How talking about work always can set you back in enjoying life normally.

It's almost been two years for our marriage. Before I came into my spouse's life we didn't know each other. I'm pretty much a laid back person and I sometimes talk about my work and sometimes dont. After marrying my spouse, everyday or so for two years theres been constant venting about his workplace and how he feels about projects and deadlines and clients.

  • At time’s he leave’s early in the morning around 7am to start work on his project’s and get emails out. He will come home around 7:30pm and sometimes 8pm or sometime’s 9pm. When he comes home he’s usually so mentally drained and tired. He’s hard working, and feels the company runs on him since hes a senior for many years in that company. Of course his hard work got him to a position he deserved. He LOVES what he does, and he enjoys the work. But sometimes doing so much of something can really burn you out, which is why the constant venting of the company tactics, project's, deadlines and colleagues. Do I ever get to spend much time with him after work? Maybe, and maybe not. I've learnt to come to peace at this. I love him so I must accept how hard he's working and it’s ok.
  • Sometimes he's too tired to even talk to me and would fall asleep. I never get asked how my day was and if I did anything new for my own business. But its ok.
  • I feel like I've become a career therapist, or just a therapist from the start of our relationship, through marriage. I'm always telling him everything will be ok or just listening to how he's pressured at work. But it's ok.
  • At times I clam up, or curl into a ball deep inside. After listening to his “eventful” day’s at work — what could I possibly even talk about my day? My struggles? Probably not because by the time it comes to me, I’m mentally drained and prefer not to share what I did for the day, even if I have had work or orders or had lots of sales. Does he really care? But its OK.
  • We argue every now and then, he can use terms like give me feedback or you havent communicated with me properly about something. He even applies work methods at home, I wish he could just leave work at work, but its ok.
  • I have less patience now, because now our weekend's seem to have been taken away as he is busy trying to make everyone happy in his own family. Im often remarked with certain things from his family. But it's ok.
  • I feel like hiding when he tries to come to me and telling me let's go out. Because I don't want to socialise with anyone, and I have felt shut out a while back from him. But it's ok.
  • I often mitigate my stress if he tries to talk to me, by keeping myself busy in another activity, often not able to look into my partners eyes the way I was able to. But its ok.
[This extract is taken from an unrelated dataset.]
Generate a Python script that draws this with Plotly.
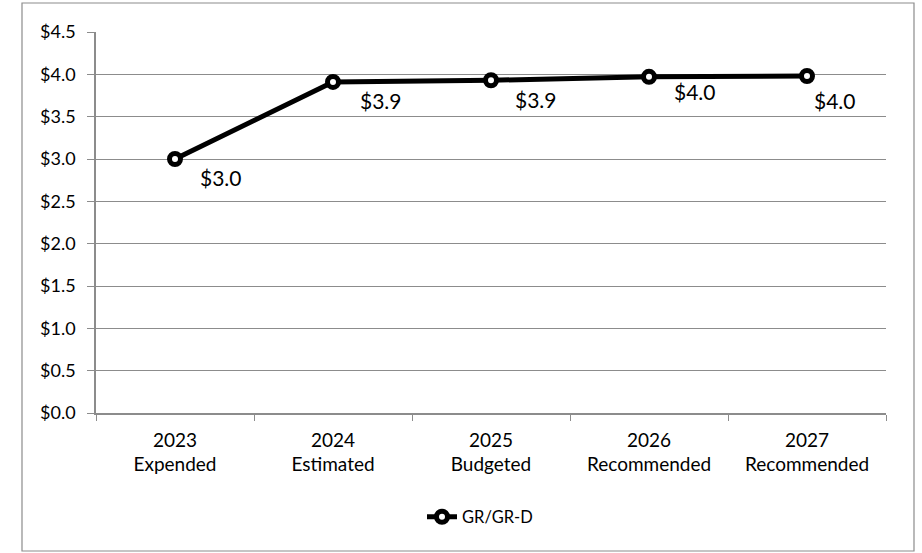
import plotly.graph_objects as go

categories = ["2023<br>Expended", "2024<br>Estimated", "2025<br>Budgeted",
              "2026<br>Recommended", "2027<br>Recommended"]
values = [3.00, 3.91, 3.93, 3.97, 3.98]
labels = ["$3.0", "$3.9", "$3.9", "$4.0", "$4.0"]
series_name = "GR/GR-D"
y_ticks = [0, 0.5, 1.0, 1.5, 2.0, 2.5, 3.0, 3.5, 4.0, 4.5]
y_tick_labels = ["$%.1f" % v for v in y_ticks]

# label offsets (pixels) relative to each point: style only
label_dx = [23, 25, 22, 23, 5]
label_dy = [-18, -19, -19, -15, -24]

FONT = "Lato, Open Sans, sans-serif"
W, H = 922, 553
L, R, T, B = 96, 36, 32, 140
pw, ph = W - L - R, H - T - B

fig = go.Figure()
fig.add_trace(go.Scatter(
    x=categories, y=values, name=series_name,
    mode="lines+markers",
    line=dict(color="black", width=5),
    marker=dict(symbol="circle", size=11, color="white",
                line=dict(color="black", width=5)),
    cliponaxis=False,
))

for cat, val, lab, dx, dy in zip(categories, values, labels, label_dx, label_dy):
    fig.add_annotation(x=cat, y=val, text=lab, showarrow=False,
                       xanchor="left", yanchor="middle",
                       xshift=dx, yshift=dy,
                       font=dict(family=FONT, size=21, color="black"))

def px_x(p):
    return (p - L) / pw

def px_y(p):
    return (H - B - p) / ph

fig.update_layout(
    width=W, height=H,
    margin=dict(l=L, r=R, t=T, b=B),
    paper_bgcolor="white", plot_bgcolor="white",
    font=dict(family=FONT, size=18, color="black"),
    showlegend=True,
    legend=dict(orientation="h", x=px_x(422), xanchor="left",
                y=px_y(517), yanchor="middle",
                font=dict(family=FONT, size=16.5, color="black")),
    xaxis=dict(
        type="category", showgrid=False, showline=True,
        linecolor="#8c8c8c", linewidth=1.5,
        ticks="outside", tickson="boundaries", ticklen=6,
        tickcolor="#8c8c8c", tickfont=dict(family=FONT, size=19),
        ticklabelstandoff=9,
        range=[-0.5, 4.5],
    ),
    yaxis=dict(
        range=[0, 4.5], tickvals=y_ticks, ticktext=y_tick_labels,
        showgrid=True, gridcolor="#8c8c8c", gridwidth=1,
        showline=True, linecolor="#8c8c8c", linewidth=1.5,
        ticks="outside", ticklen=7, tickcolor="#8c8c8c",
        tickfont=dict(family=FONT, size=18), zeroline=False,
        ticklabelstandoff=8,
    ),
    shapes=[dict(type="rect", xref="paper", yref="paper",
                 x0=px_x(22), x1=px_x(914), y0=px_y(551), y1=px_y(3),
                 line=dict(color="#8c8c8c", width=1.2),
                 fillcolor="rgba(0,0,0,0)", layer="below")],
)

fig.write_html("out.html", config={"displayModeBar": False},
               post_script="document.body.style.margin='0';document.body.style.overflow='hidden';")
Today I feel I want to shut out the ones I love. Today I feel helpless because I cannot understand my partner and unable to communicate with him. Today I am often made guilty by his family if I try to contact him during work hours to find out where he is, I care but maybe I should stop and care about my health since my feelings are dying. But Im holding on, and hoping he realise’s how talking about work can put things under distress in his personal life.

Im hoping we can all achieve a better relationship by leaving work thoughts at work and coming home to genuinly spend time with your loved ones. If you fall down or fall sick, your loved ones are going to lend you a helping hand and NOT your workplace!

I work really hard as Im self employed, but Im a one man band. I do pretty much everything myself for my business, from conceptual research to production to finishing to marketing and to selling. But I have strict timings and I work from 9am to 4pm. I dont want to burn out and I want to forget and spend time with the ones I love.